Example: Memory Allocation Among Resource Pools
The following images demonstrate memory allocation per worker node on a 15-node appliance. Each worker node has approximately 63GB of memory available (about 1TB total memory for the system). A new WLM profile, testprofile
, is created, then associated with some resource pools that have different memory requirements.
When testprofile
is created, it contains a default system
pool with 4.3GB of memory (a fixed amount).
A second resource pool named unrestricted_pool
, with 20 slots, is added. Because this pool does not restrict memory, it accrues all of the available memory (57.8GB). 2.9GB is available per slot.
A third pool, fixed_pool_8GB
, is added, with 10 slots and spilling disabled. It claims 8.4GB of memory, and because spilling is disabled, it is allowed to allocate less than 1GB to each slot. Note that unrestricted_pool
now drops to 49.4GB to accommodate the new fixed-memory pool.
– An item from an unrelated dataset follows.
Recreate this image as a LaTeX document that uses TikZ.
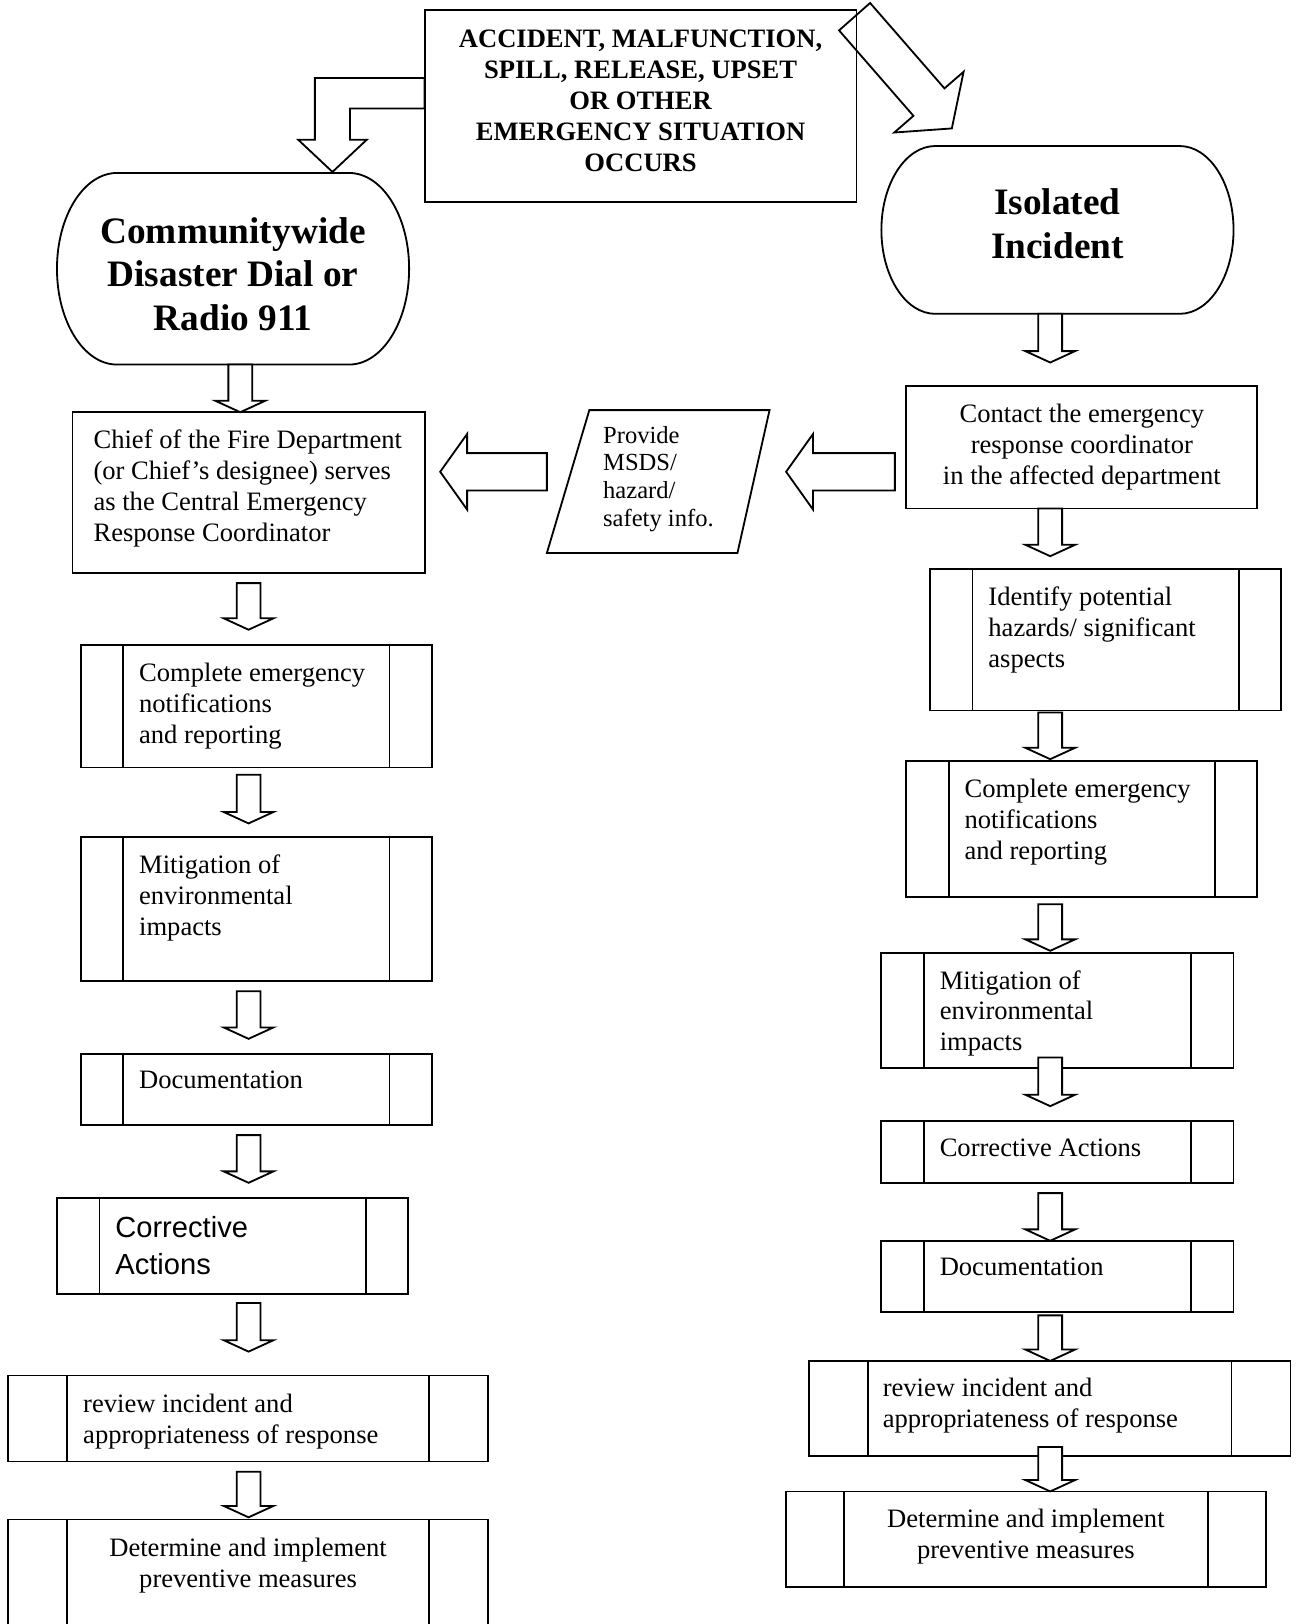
\documentclass[tikz,border=0pt]{standalone}
\usepackage{fontspec}
\setmainfont{Liberation Serif}
\setsansfont{Liberation Sans}
\usetikzlibrary{calc, positioning, backgrounds}

\newcommand{\corps}{\fontsize{14.6}{17}\selectfont}
\newcommand{\corpsgras}{\fontsize{14.6}{17}\selectfont\bfseries}
\newcommand{\grandgras}{\fontsize{20.5}{23.8}\selectfont\bfseries}
\newcommand{\petitcorps}{\fontsize{13.5}{15.3}\selectfont}
\newcommand{\corpssans}{\fontsize{16}{20.4}\selectfont\sffamily}
% contour a bouts arrondis (nom, rayon x, rayon y)
\newcommand{\contourterminal}[3]{%
  \draw[trait] ([xshift=#2]#1.north west) -- ([xshift=-#2]#1.north east)
    arc[start angle=90, end angle=-90, x radius=#2, y radius=#3]
    -- ([xshift=#2]#1.south west)
    arc[start angle=270, end angle=90, x radius=#2, y radius=#3] -- cycle;}

\begin{document}
\begin{tikzpicture}[x=0.2mm, y=-0.2mm]
  \tikzset{
    trait/.style={line width=1pt},
    boite/.style={draw, trait, rectangle, inner sep=0pt, outer sep=0pt, anchor=north west},
    processus/.style={boite, path picture={
        \draw[trait] ([xshift=#1]path picture bounding box.north west) -- ([xshift=#1]path picture bounding box.south west)
          ([xshift=-#1]path picture bounding box.north east) -- ([xshift=-#1]path picture bounding box.south east);}},
    processus/.default=8.2mm,
    texte/.style={anchor=north west, align=left, inner sep=0pt, font=\corps},
    texte centre/.style={texte, anchor=north, align=center},
    fleche bloc/.style n args={3}{draw, trait, fill=white,
      /utils/exec={\def\fbt{#1}\def\fbe{#2}\def\fbp{#3}},
      to path={let \p1=(\tikztostart), \p2=(\tikztotarget),
        \n1={atan2(\y2-\y1,\x2-\x1)}, \n2={veclen(\x2-\x1,\y2-\y1)} in
        (\p1) ++({\n1+90}:\fbt) -- ++(\n1:{\n2-\fbp}) -- ++({\n1+90}:\fbe) -- (\p2)
        -- ($(\p2)+({\n1+180}:\fbp)+({\n1-90}:{\fbt+\fbe})$) -- ++({\n1+90}:\fbe)
        -- ++({\n1+180}:{\n2-\fbp}) -- cycle}},
    fleche bas/.style={fleche bloc={2.3mm}{2.5mm}{2.2mm}},
    fleche gauche/.style={fleche bloc={3.6mm}{3.7mm}{5.2mm}},
    fleche oblique/.style={fleche bloc={4mm}{4.9mm}{6.7mm}},
    fleche coudee/.style={draw, trait, fill=white, to path={let \p1=(\tikztostart), \p2=(\tikztotarget) in
        (\x1,\y1+2.95mm) -- (\x2-3.4mm,\y1+2.95mm) -- (\x2-3.4mm,\y2+6.2mm) -- (\x2-6.6mm,\y2+6.2mm) -- (\p2)
        -- (\x2+6.6mm,\y2+6.2mm) -- (\x2+3.4mm,\y2+6.2mm) -- (\x2+3.4mm,\y1-2.95mm) -- (\x1,\y1-2.95mm) -- cycle}},
  }
  \useasboundingbox (0,0) rectangle (1253,1568);
  \clip (0,0) rectangle (1253,1568);

  \coordinate (colL) at (240,0);
  \coordinate (colR) at (1014,0);
  \coordinate (rangInfo) at (0,455.5);

  % depart
  \node[boite, minimum width=83.4mm, minimum height=37mm] (evt) at (410,10) {};
  \node[texte centre, font=\corpsgras] (evt-t) at ($(evt.north)+(0,18.5)$)
    {ACCIDENT, MALFUNCTION,\\SPILL, RELEASE, UPSET\\OR OTHER\\EMERGENCY SITUATION\\OCCURS};
  \node[boite, draw=none, minimum width=68mm, minimum height=37mm] (comm) at (55,167) {};
  \contourterminal{comm}{11.6mm}{18.5mm}
  \node[texte centre, anchor=center, font=\grandgras] (comm-t) at ($(comm.center)+(0,5)$)
    {Communitywide\\Disaster Dial or\\Radio 911};
  \node[boite, draw=none, minimum width=68mm, minimum height=32.4mm] (isol) at (851,141) {};
  \contourterminal{isol}{10.4mm}{16.2mm}
  \node[texte centre, anchor=center, font=\grandgras] (isol-t) at ($(isol.center)+(0,-6)$) {Isolated\\Incident};

  % colonne gauche
  \node[boite, minimum width=68mm, minimum height=31mm] (chef) at (70,398) {};
  \node[texte] (chef-t) at ($(chef.north west)+(20,17)$)
    {Chief of the Fire Department\\(or Chief’s designee) serves\\as the Central Emergency\\Response Coordinator};
  \node[processus, minimum width=67.8mm, minimum height=23.6mm] (notifL) at (78,623) {};
  \node[texte] (notifL-t) at ($(notifL.north west)+(56,17)$) {Complete emergency\\notifications\\and reporting};
  \node[processus, minimum width=67.8mm, minimum height=27.8mm] (mitigL) at (78,808) {};
  \node[texte] (mitigL-t) at ($(mitigL.north west)+(56,17)$) {Mitigation of\\environmental\\impacts};
  \node[processus, minimum width=67.8mm, minimum height=13.6mm] (docL) at (78,1018) {};
  \node[texte] (docL-t) at ($(docL.north west)+(56,16)$) {Documentation};
  \node[processus, minimum width=67.8mm, minimum height=18.4mm] (corrL) at (55,1157) {};
  \node[texte, font=\corpssans] (corrL-t) at ($(corrL.north west)+(56,17)$) {Corrective\\Actions};
  \node[processus=11.4mm, minimum width=92.6mm, minimum height=16.6mm] (reviewL) at (8,1328) {};
  \node[texte] (reviewL-t) at ($(reviewL.north west)+(72,17.5)$) {review incident and\\appropriateness of response};
  \node[processus=11.4mm, minimum width=92.6mm, minimum height=26.6mm] (prevL) at (8,1467) {};
  \node[texte centre] (prevL-t) at ($(prevL.north)+(0,17.5)$) {Determine and implement\\preventive measures};

  % colonne droite
  \node[boite, minimum width=67.8mm, minimum height=23.6mm] (contact) at (875,373) {};
  \node[texte centre] (contact-t) at ($(contact.north)+(0,17)$)
    {Contact the emergency\\response coordinator\\in the affected department};
  \node[processus, minimum width=67.8mm, minimum height=27.4mm] (identify) at (898,549) {};
  \node[texte] (identify-t) at ($(identify.north west)+(56,17)$) {Identify potential\\hazards/ significant\\aspects};
  \node[processus, minimum width=67.8mm, minimum height=26.2mm] (notifR) at (875,735) {};
  \node[texte] (notifR-t) at ($(notifR.north west)+(56,17)$) {Complete emergency\\notifications\\and reporting};
  \node[processus, minimum width=68mm, minimum height=22.2mm] (mitigR) at (851,920) {};
  \node[texte] (mitigR-t) at ($(mitigR.north west)+(56,16.5)$) {Mitigation of\\environmental\\impacts};
  \node[processus, minimum width=68mm, minimum height=12mm] (corrR) at (851,1082) {};
  \node[texte] (corrR-t) at ($(corrR.north west)+(56,17)$) {Corrective Actions};
  \node[processus, minimum width=68mm, minimum height=13.8mm] (docR) at (851,1198) {};
  \node[texte] (docR-t) at ($(docR.north west)+(56,16.5)$) {Documentation};
  \node[processus=11.4mm, minimum width=93mm, minimum height=18.4mm] (reviewR) at (781,1314) {};
  \node[texte] (reviewR-t) at ($(reviewR.north west)+(71,16.5)$) {review incident and\\appropriateness of response};
  \node[processus=11.2mm, minimum width=92.6mm, minimum height=18.4mm] (prevR) at (759,1440) {};
  \node[texte centre] (prevR-t) at ($(prevR.north)+(0,16.5)$) {Determine and implement\\preventive measures};

  % info securite
  \node[boite, draw=none, minimum width=43mm, minimum height=27.6mm] (param) at (528,396) {};
  \draw[trait] ([xshift=8.2mm]param.north west) -- (param.north east) -- ([xshift=-6.2mm]param.south east)
    -- (param.south west) -- cycle;
  \node[texte, font=\petitcorps] (param-t) at ($(param.north west)+(54,15)$) {Provide\\MSDS/\\hazard/\\safety info.};

  % fleches
  \begin{scope}[on background layer]
    \draw[fleche coudee] ($(evt.north west)+(0,80)$) to ($(comm.north)+(96,-1)$);
    \draw[fleche oblique] ($(evt.north east)+(-2,6)$) to ($(isol.north)+(-102,-17)$);
  \end{scope}
  \draw[fleche gauche] (param.west |- rangInfo) to ($(chef.east |- rangInfo)+(15,0)$);
  \draw[fleche gauche] ($(contact.west |- rangInfo)+(-11,0)$) to ($(param.east |- rangInfo)+(16,0)$);

  \draw[fleche bas] ($(comm.south)+(7,0)$) to ($(chef.north)+(-8,0)$);
  \draw[fleche bas] ($(chef.south)+(0,10)$) to ($(notifL.north -| colL)+(0,-15)$);
  \draw[fleche bas] ($(notifL.south -| colL)+(0,7)$) to ($(mitigL.north -| colL)+(0,-13)$);
  \draw[fleche bas] ($(mitigL.south -| colL)+(0,10)$) to ($(docL.north -| colL)+(0,-15)$);
  \draw[fleche bas] ($(docL.south -| colL)+(0,10)$) to ($(corrL.north -| colL)+(0,-15)$);
  \draw[fleche bas] ($(corrL.south -| colL)+(0,9)$) to ($(reviewL.north -| colL)+(0,-23)$);
  \draw[fleche bas] ($(reviewL.south -| colL)+(0,10)$) to ($(prevL.north -| colL)+(0,-2)$);

  \draw[fleche bas] (isol.south -| colR) to ($(contact.north -| colR)+(0,-23)$);
  \draw[fleche bas] (contact.south -| colR) to ($(identify.north -| colR)+(0,-12)$);
  \draw[fleche bas] ($(identify.south -| colR)+(0,2)$) to ($(notifR.north -| colR)+(0,-2)$);
  \draw[fleche bas] ($(notifR.south -| colR)+(0,7)$) to ($(mitigR.north -| colR)+(0,-2)$);
  \draw[fleche bas] ($(mitigR.south -| colR)+(0,-10)$) to ($(corrR.north -| colR)+(0,-14)$);
  \draw[fleche bas] ($(corrR.south -| colR)+(0,10)$) to (docR.north -| colR);
  \draw[fleche bas] ($(docR.south -| colR)+(0,3)$) to (reviewR.north -| colR);
  \draw[fleche bas] ($(reviewR.south -| colR)+(0,-9)$) to (prevR.north -| colR);
\end{tikzpicture}
\end{document}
A fourth pool, percentage_pool_10, is added, with 1 slot and its percentage set to 10. It accrues 10% of the memory on the node, approximately 6.2GB. (Note that the percentage is the percentage of the total memory, not the percentage of the remaining memory.) In turn, unrestricted_pool
drops again, now to 43.2GB.
In the final step, the percentage pool is modified to 50% (percentage_pool_50
). Note that this change makes a big difference to its own memory allocation, which goes up to 27.9GB. However, its allocation cannot go any higher because unrestricted_pool
, with 20 slots and spilling enables, must maintain a minimum allocation of 1.1GB per slot, and the two fixed-memory pools must maintain their fixed allocations. If you were to change the percentage pool to 75%, or even 100%, the allocations shown here would stay the same.